Retype only the lines from the one containing "What Plotly code" through the one containing "square_v = [0.030, 0.032]", both included, word for word. Pictures stay out of the copy.

__EXTRACTED RECORDS__.
[Begin]
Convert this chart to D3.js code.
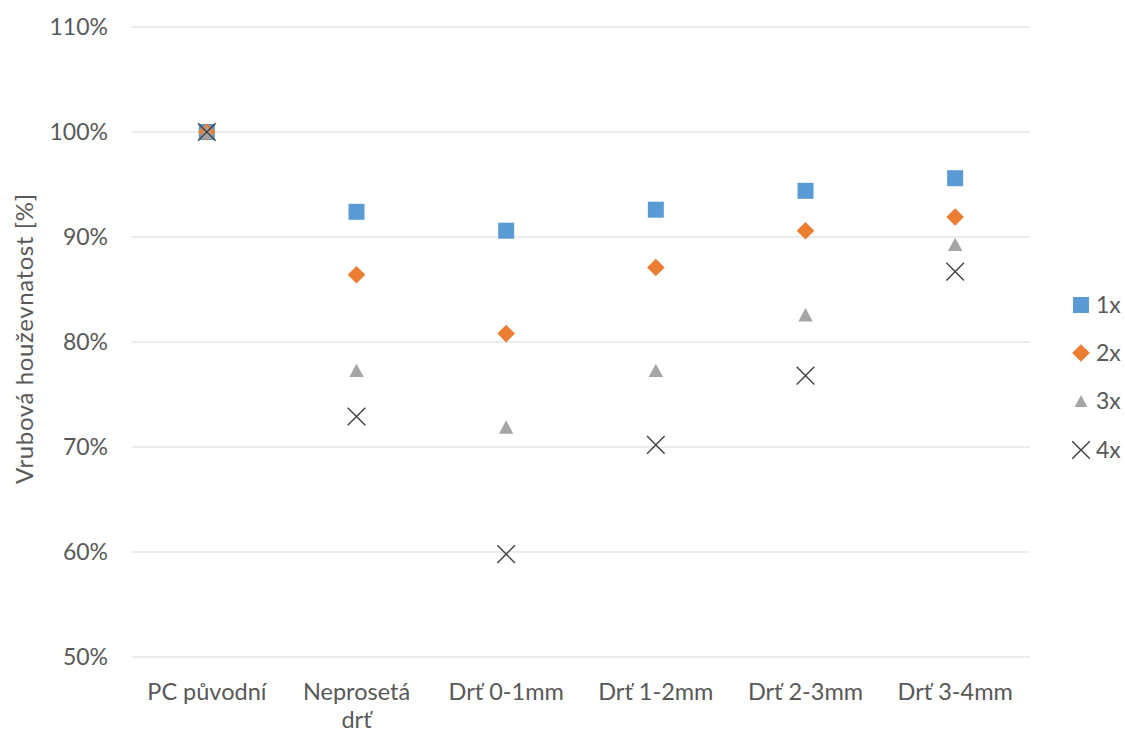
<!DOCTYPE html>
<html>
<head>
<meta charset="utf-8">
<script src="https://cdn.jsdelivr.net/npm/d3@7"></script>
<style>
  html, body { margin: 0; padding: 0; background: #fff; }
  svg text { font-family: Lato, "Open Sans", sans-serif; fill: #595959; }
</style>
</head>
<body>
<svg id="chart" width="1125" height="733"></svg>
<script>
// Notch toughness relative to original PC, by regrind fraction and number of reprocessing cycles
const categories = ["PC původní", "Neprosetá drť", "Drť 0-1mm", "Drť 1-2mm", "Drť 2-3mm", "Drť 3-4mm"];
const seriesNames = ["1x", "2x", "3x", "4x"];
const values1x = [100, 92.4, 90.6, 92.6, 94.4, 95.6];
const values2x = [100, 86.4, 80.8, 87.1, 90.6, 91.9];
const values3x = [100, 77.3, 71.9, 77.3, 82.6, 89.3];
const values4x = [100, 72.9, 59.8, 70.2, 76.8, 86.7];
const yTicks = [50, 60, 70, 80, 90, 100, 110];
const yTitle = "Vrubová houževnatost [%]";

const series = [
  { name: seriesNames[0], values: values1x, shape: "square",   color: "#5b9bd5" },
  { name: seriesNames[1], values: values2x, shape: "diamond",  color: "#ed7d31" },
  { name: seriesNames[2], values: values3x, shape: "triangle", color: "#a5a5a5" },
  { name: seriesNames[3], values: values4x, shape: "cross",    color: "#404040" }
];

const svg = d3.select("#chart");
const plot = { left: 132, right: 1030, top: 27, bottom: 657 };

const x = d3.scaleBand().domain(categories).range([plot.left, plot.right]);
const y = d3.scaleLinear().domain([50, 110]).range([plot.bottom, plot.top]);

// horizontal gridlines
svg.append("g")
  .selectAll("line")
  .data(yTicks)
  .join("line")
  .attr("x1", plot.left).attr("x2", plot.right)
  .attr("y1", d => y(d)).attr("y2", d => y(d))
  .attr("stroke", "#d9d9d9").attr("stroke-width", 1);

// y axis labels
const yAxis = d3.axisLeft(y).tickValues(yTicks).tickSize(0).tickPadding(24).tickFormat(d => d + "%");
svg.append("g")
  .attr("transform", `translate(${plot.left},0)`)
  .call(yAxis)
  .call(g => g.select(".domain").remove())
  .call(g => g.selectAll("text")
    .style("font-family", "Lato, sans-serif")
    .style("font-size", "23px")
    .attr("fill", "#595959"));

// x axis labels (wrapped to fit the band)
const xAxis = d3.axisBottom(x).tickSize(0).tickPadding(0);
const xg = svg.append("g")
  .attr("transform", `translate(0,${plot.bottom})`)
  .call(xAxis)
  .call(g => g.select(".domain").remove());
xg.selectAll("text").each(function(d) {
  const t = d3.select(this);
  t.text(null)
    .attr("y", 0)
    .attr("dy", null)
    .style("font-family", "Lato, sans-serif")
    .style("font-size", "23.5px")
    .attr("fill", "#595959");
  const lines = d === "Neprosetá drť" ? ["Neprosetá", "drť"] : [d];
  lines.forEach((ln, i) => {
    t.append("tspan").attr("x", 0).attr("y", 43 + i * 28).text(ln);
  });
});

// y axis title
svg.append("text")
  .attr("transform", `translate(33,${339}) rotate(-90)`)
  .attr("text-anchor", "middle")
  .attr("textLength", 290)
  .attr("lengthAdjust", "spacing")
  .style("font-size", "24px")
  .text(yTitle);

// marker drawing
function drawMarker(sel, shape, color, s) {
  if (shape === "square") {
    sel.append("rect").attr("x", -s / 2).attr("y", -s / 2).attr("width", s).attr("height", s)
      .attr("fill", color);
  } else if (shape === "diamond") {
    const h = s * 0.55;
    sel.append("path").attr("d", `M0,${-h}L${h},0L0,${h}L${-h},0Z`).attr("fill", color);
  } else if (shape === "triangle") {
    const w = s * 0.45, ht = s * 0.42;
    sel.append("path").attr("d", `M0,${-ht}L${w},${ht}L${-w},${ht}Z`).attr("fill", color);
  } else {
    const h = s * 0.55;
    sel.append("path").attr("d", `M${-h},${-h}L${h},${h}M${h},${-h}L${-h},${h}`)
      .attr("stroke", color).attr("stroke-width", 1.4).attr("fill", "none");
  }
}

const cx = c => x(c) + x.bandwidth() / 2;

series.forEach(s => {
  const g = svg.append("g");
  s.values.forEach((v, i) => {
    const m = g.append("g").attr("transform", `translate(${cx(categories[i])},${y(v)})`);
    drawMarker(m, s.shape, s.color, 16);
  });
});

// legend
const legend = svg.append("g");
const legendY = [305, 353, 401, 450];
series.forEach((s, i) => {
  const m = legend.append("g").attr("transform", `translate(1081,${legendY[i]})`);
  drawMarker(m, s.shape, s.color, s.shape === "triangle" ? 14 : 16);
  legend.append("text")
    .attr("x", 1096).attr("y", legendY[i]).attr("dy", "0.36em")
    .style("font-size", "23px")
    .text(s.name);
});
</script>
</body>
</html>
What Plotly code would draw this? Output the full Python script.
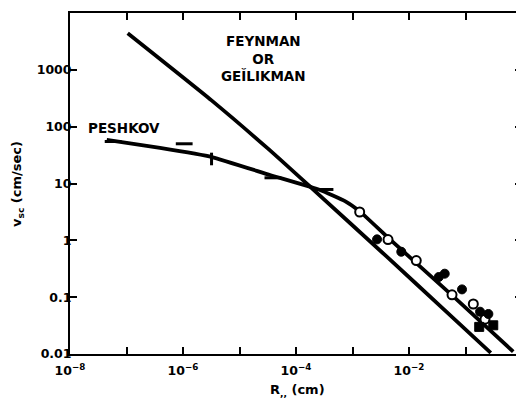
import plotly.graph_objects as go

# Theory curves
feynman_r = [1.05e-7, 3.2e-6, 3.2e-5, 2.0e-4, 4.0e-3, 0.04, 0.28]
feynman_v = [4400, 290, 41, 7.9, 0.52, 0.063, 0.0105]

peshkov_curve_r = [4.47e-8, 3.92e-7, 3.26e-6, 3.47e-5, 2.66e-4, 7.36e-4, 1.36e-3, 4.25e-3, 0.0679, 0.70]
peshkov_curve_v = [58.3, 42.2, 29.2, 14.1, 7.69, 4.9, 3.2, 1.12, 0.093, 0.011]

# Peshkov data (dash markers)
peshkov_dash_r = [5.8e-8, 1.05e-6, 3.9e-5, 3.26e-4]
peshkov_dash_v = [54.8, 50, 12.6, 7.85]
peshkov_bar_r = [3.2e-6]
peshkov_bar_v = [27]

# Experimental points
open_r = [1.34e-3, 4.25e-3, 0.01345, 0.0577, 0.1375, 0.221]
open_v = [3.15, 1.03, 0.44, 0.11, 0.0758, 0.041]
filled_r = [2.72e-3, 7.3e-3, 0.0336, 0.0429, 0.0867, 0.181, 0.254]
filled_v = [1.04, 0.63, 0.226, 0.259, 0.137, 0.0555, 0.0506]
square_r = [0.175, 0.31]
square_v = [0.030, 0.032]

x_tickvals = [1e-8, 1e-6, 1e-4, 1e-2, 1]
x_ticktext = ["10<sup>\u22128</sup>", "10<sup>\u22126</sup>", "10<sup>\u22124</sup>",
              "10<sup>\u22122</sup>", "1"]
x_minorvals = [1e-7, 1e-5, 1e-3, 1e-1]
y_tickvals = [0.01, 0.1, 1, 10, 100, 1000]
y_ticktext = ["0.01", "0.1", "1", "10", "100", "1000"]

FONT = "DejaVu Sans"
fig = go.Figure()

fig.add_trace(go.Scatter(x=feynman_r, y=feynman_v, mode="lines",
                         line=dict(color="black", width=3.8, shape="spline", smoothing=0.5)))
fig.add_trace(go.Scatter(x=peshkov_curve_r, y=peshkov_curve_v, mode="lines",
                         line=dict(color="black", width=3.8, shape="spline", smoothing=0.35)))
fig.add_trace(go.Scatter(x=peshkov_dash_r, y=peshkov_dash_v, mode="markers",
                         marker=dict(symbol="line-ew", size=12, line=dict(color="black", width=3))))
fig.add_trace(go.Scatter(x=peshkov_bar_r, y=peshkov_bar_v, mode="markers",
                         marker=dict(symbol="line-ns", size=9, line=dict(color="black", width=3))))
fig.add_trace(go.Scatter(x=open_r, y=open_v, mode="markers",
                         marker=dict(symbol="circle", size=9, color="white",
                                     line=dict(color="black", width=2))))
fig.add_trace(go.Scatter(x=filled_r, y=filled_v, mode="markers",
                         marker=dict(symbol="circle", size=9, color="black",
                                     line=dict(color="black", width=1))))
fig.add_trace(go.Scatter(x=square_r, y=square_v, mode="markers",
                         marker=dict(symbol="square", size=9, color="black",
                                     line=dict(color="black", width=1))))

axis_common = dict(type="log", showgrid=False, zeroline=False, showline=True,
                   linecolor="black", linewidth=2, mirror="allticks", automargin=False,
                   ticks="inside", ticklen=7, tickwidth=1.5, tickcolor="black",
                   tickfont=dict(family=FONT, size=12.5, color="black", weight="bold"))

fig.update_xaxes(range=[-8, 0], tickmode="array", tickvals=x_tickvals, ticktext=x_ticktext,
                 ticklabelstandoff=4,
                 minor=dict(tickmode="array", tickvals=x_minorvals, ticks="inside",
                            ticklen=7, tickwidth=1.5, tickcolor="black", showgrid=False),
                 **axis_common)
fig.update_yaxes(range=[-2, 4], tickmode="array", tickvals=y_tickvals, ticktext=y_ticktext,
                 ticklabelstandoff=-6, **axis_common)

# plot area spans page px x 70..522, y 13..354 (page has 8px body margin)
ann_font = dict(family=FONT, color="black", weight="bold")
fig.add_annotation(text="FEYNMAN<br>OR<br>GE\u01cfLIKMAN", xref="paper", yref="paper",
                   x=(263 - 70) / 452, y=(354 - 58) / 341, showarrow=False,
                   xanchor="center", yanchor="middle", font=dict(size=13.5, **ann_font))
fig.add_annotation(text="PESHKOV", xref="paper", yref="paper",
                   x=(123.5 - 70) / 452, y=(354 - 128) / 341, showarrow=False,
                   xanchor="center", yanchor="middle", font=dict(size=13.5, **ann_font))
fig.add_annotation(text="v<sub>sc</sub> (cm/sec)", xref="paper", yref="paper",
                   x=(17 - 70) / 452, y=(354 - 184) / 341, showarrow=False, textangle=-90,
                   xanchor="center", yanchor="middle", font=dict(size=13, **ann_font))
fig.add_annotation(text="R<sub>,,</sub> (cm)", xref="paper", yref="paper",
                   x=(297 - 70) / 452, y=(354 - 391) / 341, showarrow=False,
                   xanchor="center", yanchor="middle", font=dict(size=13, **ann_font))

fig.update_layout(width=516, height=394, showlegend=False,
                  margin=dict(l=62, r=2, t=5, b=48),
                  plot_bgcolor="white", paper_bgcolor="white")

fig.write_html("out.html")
[End]
__TASK RESULT__.
What Plotly code would draw this? Output the full Python script.
import plotly.graph_objects as go

# Theory curves
feynman_r = [1.05e-7, 3.2e-6, 3.2e-5, 2.0e-4, 4.0e-3, 0.04, 0.28]
feynman_v = [4400, 290, 41, 7.9, 0.52, 0.063, 0.0105]

peshkov_curve_r = [4.47e-8, 3.92e-7, 3.26e-6, 3.47e-5, 2.66e-4, 7.36e-4, 1.36e-3, 4.25e-3, 0.0679, 0.70]
peshkov_curve_v = [58.3, 42.2, 29.2, 14.1, 7.69, 4.9, 3.2, 1.12, 0.093, 0.011]

# Peshkov data (dash markers)
peshkov_dash_r = [5.8e-8, 1.05e-6, 3.9e-5, 3.26e-4]
peshkov_dash_v = [54.8, 50, 12.6, 7.85]
peshkov_bar_r = [3.2e-6]
peshkov_bar_v = [27]

# Experimental points
open_r = [1.34e-3, 4.25e-3, 0.01345, 0.0577, 0.1375, 0.221]
open_v = [3.15, 1.03, 0.44, 0.11, 0.0758, 0.041]
filled_r = [2.72e-3, 7.3e-3, 0.0336, 0.0429, 0.0867, 0.181, 0.254]
filled_v = [1.04, 0.63, 0.226, 0.259, 0.137, 0.0555, 0.0506]
square_r = [0.175, 0.31]
square_v = [0.030, 0.032]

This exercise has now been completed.